Your task:
Output the material beneath this task exactly, images excluded.

Data segment:
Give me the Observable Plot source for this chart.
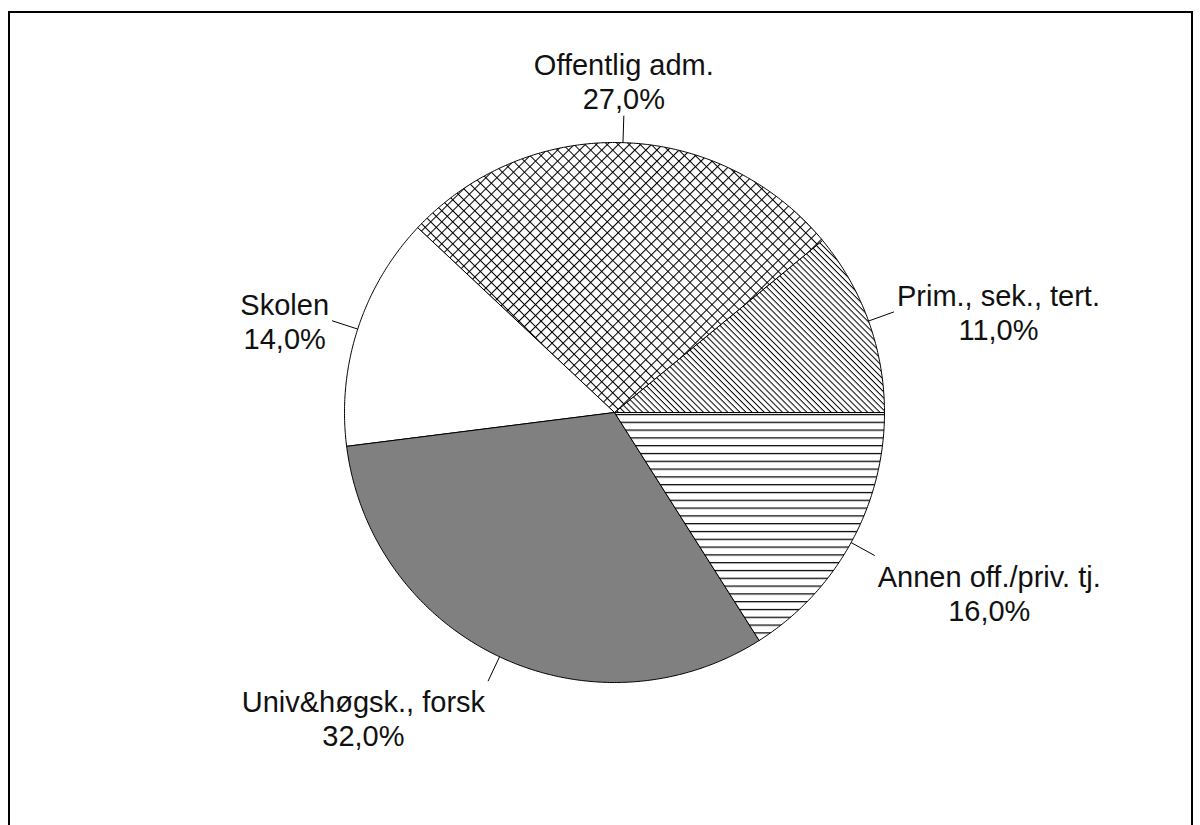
<!DOCTYPE html>
<html><head><meta charset="utf-8">
<script src="https://cdn.jsdelivr.net/npm/d3@7"></script>
<script src="https://cdn.jsdelivr.net/npm/@observablehq/plot@0.6"></script>
<style>
body{margin:0;background:#fff;}
#wrap{position:relative;width:1200px;height:825px;overflow:hidden;}
#frame{position:absolute;left:8px;top:11px;width:1185px;height:900px;border:2px solid #000;border-bottom:none;box-sizing:border-box;pointer-events:none;}
</style></head><body><div id="wrap"></div>
<script>
// Data (counter-clockwise from 3 o'clock)
const categories = ["Prim., sek., tert.", "Offentlig adm.", "Skolen", "Univ&høgsk., forsk", "Annen off./priv. tj."];
const values = [11, 27, 14, 32, 16];
const fills = ["url(#pDiag)", "url(#pCross)", "#ffffff", "#808080", "url(#pHoriz)"];

const R = 270;            // pixels per unit radius
const W = 1200, H = 825;
const FS = 29;
const FONT = FS + "px 'Liberation Sans', Arial, sans-serif";
const fmt = v => v.toFixed(1).replace(".", ",") + "%";

const total = d3.sum(values);
let cum = 0;
const slices = categories.map((c, i) => {
  const a0 = cum / total * 2 * Math.PI;
  cum += values[i];
  const a1 = cum / total * 2 * Math.PI;
  return {cat: c, value: values[i], a0, a1, mid: (a0 + a1) / 2};
});

// polygon points for each slice
const pts = [];
for (const s of slices) {
  const n = Math.max(2, Math.ceil((s.a1 - s.a0) / (Math.PI / 360)));
  pts.push({cat: s.cat, x: 0, y: 0});
  for (let k = 0; k <= n; k++) {
    const a = s.a0 + (s.a1 - s.a0) * k / n;
    pts.push({cat: s.cat, x: Math.cos(a), y: Math.sin(a)});
  }
  pts.push({cat: s.cat, x: 0, y: 0});
}

// leaders
const leaders = slices.map(s => ({
  x1: Math.cos(s.mid), y1: Math.sin(s.mid),
  x2: 1.1 * Math.cos(s.mid), y2: 1.1 * Math.sin(s.mid)
}));

// labels
const ctx = document.createElement("canvas").getContext("2d");
ctx.font = FONT;
const gapH = 3 / R, gapV = 7 / R;
const labels = slices.map(s => {
  const l1 = s.cat, l2 = fmt(s.value);
  const w = Math.max(ctx.measureText(l1).width, ctx.measureText(l2).width) / R;
  const c = Math.cos(s.mid), sn = Math.sin(s.mid);
  const ex = 1.1 * c, ey = 1.1 * sn;
  let x = ex;
  if (Math.abs(c) >= 0.2) x = c > 0 ? ex + gapH + w / 2 : ex - gapH - w / 2;
  let anchor = "middle", y = ey;
  if (sn > 0.7) { anchor = "bottom"; y = ey + gapV; }
  else if (sn < -0.4) { anchor = "top"; y = ey - gapV; }
  return {text: l1 + "\n" + l2, x, y, anchor};
});

const textMark = a => Plot.text(labels.filter(d => d.anchor === a), {
  x: "x", y: "y", text: "text", textAnchor: "middle", lineAnchor: a,
  lineHeight: 1.17, fontSize: FS, fill: "#111"
});

const x0 = 614 / R, y0 = 412 / R;
const chart = Plot.plot({
  width: W, height: H,
  margin: 0,
  x: {domain: [-x0, (W - 614) / R], axis: null},
  y: {domain: [-(H - 412) / R, y0], axis: null},
  color: {type: "ordinal", domain: categories, range: fills},
  style: {fontFamily: "'Liberation Sans', Arial, sans-serif", background: "transparent"},
  marks: [
    Plot.line(pts, {x: "x", y: "y", z: "cat", fill: "cat", stroke: "#000", strokeWidth: 1, curve: "linear"}),
    Plot.link(leaders, {x1: "x1", y1: "y1", x2: "x2", y2: "y2", stroke: "#000", strokeWidth: 1}),
    textMark("top"), textMark("middle"), textMark("bottom")
  ]
});

// patterns
const ns = "http://www.w3.org/2000/svg";
const defs = document.createElementNS(ns, "defs");
defs.innerHTML = `
<pattern id="pDiag" patternUnits="userSpaceOnUse" width="4.3" height="4.3" patternTransform="rotate(45)">
  <rect width="4.3" height="4.3" fill="#fff"/><path d="M0,0.5H4.3" stroke="#000" stroke-width="1"/>
</pattern>
<pattern id="pCross" patternUnits="userSpaceOnUse" width="7.8" height="7.8" patternTransform="rotate(45)">
  <rect width="7.8" height="7.8" fill="#fff"/><path d="M0,0.5H7.8M0.5,0V7.8" stroke="#000" stroke-width="1.1"/>
</pattern>
<pattern id="pHoriz" patternUnits="userSpaceOnUse" width="8" height="7.8">
  <rect width="8" height="7.8" fill="#fff"/><path d="M0,0.6H8" stroke="#000" stroke-width="1.3"/>
</pattern>`;
chart.insertBefore(defs, chart.firstChild);

const wrap = document.getElementById("wrap");
wrap.appendChild(chart);
const frame = document.createElement("div");
frame.id = "frame";
wrap.appendChild(frame);
</script>
</body></html>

Answer for this exercise:
Give me the Observable Plot source for this chart.
<!DOCTYPE html>
<html><head><meta charset="utf-8">
<script src="https://cdn.jsdelivr.net/npm/d3@7"></script>
<script src="https://cdn.jsdelivr.net/npm/@observablehq/plot@0.6"></script>
<style>
body{margin:0;background:#fff;}
#wrap{position:relative;width:1200px;height:825px;overflow:hidden;}
#frame{position:absolute;left:8px;top:11px;width:1185px;height:900px;border:2px solid #000;border-bottom:none;box-sizing:border-box;pointer-events:none;}
</style></head><body><div id="wrap"></div>
<script>
// Data (counter-clockwise from 3 o'clock)
const categories = ["Prim., sek., tert.", "Offentlig adm.", "Skolen", "Univ&høgsk., forsk", "Annen off./priv. tj."];
const values = [11, 27, 14, 32, 16];
const fills = ["url(#pDiag)", "url(#pCross)", "#ffffff", "#808080", "url(#pHoriz)"];

const R = 270;            // pixels per unit radius
const W = 1200, H = 825;
const FS = 29;
const FONT = FS + "px 'Liberation Sans', Arial, sans-serif";
const fmt = v => v.toFixed(1).replace(".", ",") + "%";

const total = d3.sum(values);
let cum = 0;
const slices = categories.map((c, i) => {
  const a0 = cum / total * 2 * Math.PI;
  cum += values[i];
  const a1 = cum / total * 2 * Math.PI;
  return {cat: c, value: values[i], a0, a1, mid: (a0 + a1) / 2};
});

// polygon points for each slice
const pts = [];
for (const s of slices) {
  const n = Math.max(2, Math.ceil((s.a1 - s.a0) / (Math.PI / 360)));
  pts.push({cat: s.cat, x: 0, y: 0});
  for (let k = 0; k <= n; k++) {
    const a = s.a0 + (s.a1 - s.a0) * k / n;
    pts.push({cat: s.cat, x: Math.cos(a), y: Math.sin(a)});
  }
  pts.push({cat: s.cat, x: 0, y: 0});
}

// leaders
const leaders = slices.map(s => ({
  x1: Math.cos(s.mid), y1: Math.sin(s.mid),
  x2: 1.1 * Math.cos(s.mid), y2: 1.1 * Math.sin(s.mid)
}));

// labels
const ctx = document.createElement("canvas").getContext("2d");
ctx.font = FONT;
const gapH = 3 / R, gapV = 7 / R;
const labels = slices.map(s => {
  const l1 = s.cat, l2 = fmt(s.value);
  const w = Math.max(ctx.measureText(l1).width, ctx.measureText(l2).width) / R;
  const c = Math.cos(s.mid), sn = Math.sin(s.mid);
  const ex = 1.1 * c, ey = 1.1 * sn;
  let x = ex;
  if (Math.abs(c) >= 0.2) x = c > 0 ? ex + gapH + w / 2 : ex - gapH - w / 2;
  let anchor = "middle", y = ey;
  if (sn > 0.7) { anchor = "bottom"; y = ey + gapV; }
  else if (sn < -0.4) { anchor = "top"; y = ey - gapV; }
  return {text: l1 + "\n" + l2, x, y, anchor};
});

const textMark = a => Plot.text(labels.filter(d => d.anchor === a), {
  x: "x", y: "y", text: "text", textAnchor: "middle", lineAnchor: a,
  lineHeight: 1.17, fontSize: FS, fill: "#111"
});

const x0 = 614 / R, y0 = 412 / R;
const chart = Plot.plot({
  width: W, height: H,
  margin: 0,
  x: {domain: [-x0, (W - 614) / R], axis: null},
  y: {domain: [-(H - 412) / R, y0], axis: null},
  color: {type: "ordinal", domain: categories, range: fills},
  style: {fontFamily: "'Liberation Sans', Arial, sans-serif", background: "transparent"},
  marks: [
    Plot.line(pts, {x: "x", y: "y", z: "cat", fill: "cat", stroke: "#000", strokeWidth: 1, curve: "linear"}),
    Plot.link(leaders, {x1: "x1", y1: "y1", x2: "x2", y2: "y2", stroke: "#000", strokeWidth: 1}),
    textMark("top"), textMark("middle"), textMark("bottom")
  ]
});

// patterns
const ns = "http://www.w3.org/2000/svg";
const defs = document.createElementNS(ns, "defs");
defs.innerHTML = `
<pattern id="pDiag" patternUnits="userSpaceOnUse" width="4.3" height="4.3" patternTransform="rotate(45)">
  <rect width="4.3" height="4.3" fill="#fff"/><path d="M0,0.5H4.3" stroke="#000" stroke-width="1"/>
</pattern>
<pattern id="pCross" patternUnits="userSpaceOnUse" width="7.8" height="7.8" patternTransform="rotate(45)">
  <rect width="7.8" height="7.8" fill="#fff"/><path d="M0,0.5H7.8M0.5,0V7.8" stroke="#000" stroke-width="1.1"/>
</pattern>
<pattern id="pHoriz" patternUnits="userSpaceOnUse" width="8" height="7.8">
  <rect width="8" height="7.8" fill="#fff"/><path d="M0,0.6H8" stroke="#000" stroke-width="1.3"/>
</pattern>`;
chart.insertBefore(defs, chart.firstChild);

const wrap = document.getElementById("wrap");
wrap.appendChild(chart);
const frame = document.createElement("div");
frame.id = "frame";
wrap.appendChild(frame);
</script>
</body></html>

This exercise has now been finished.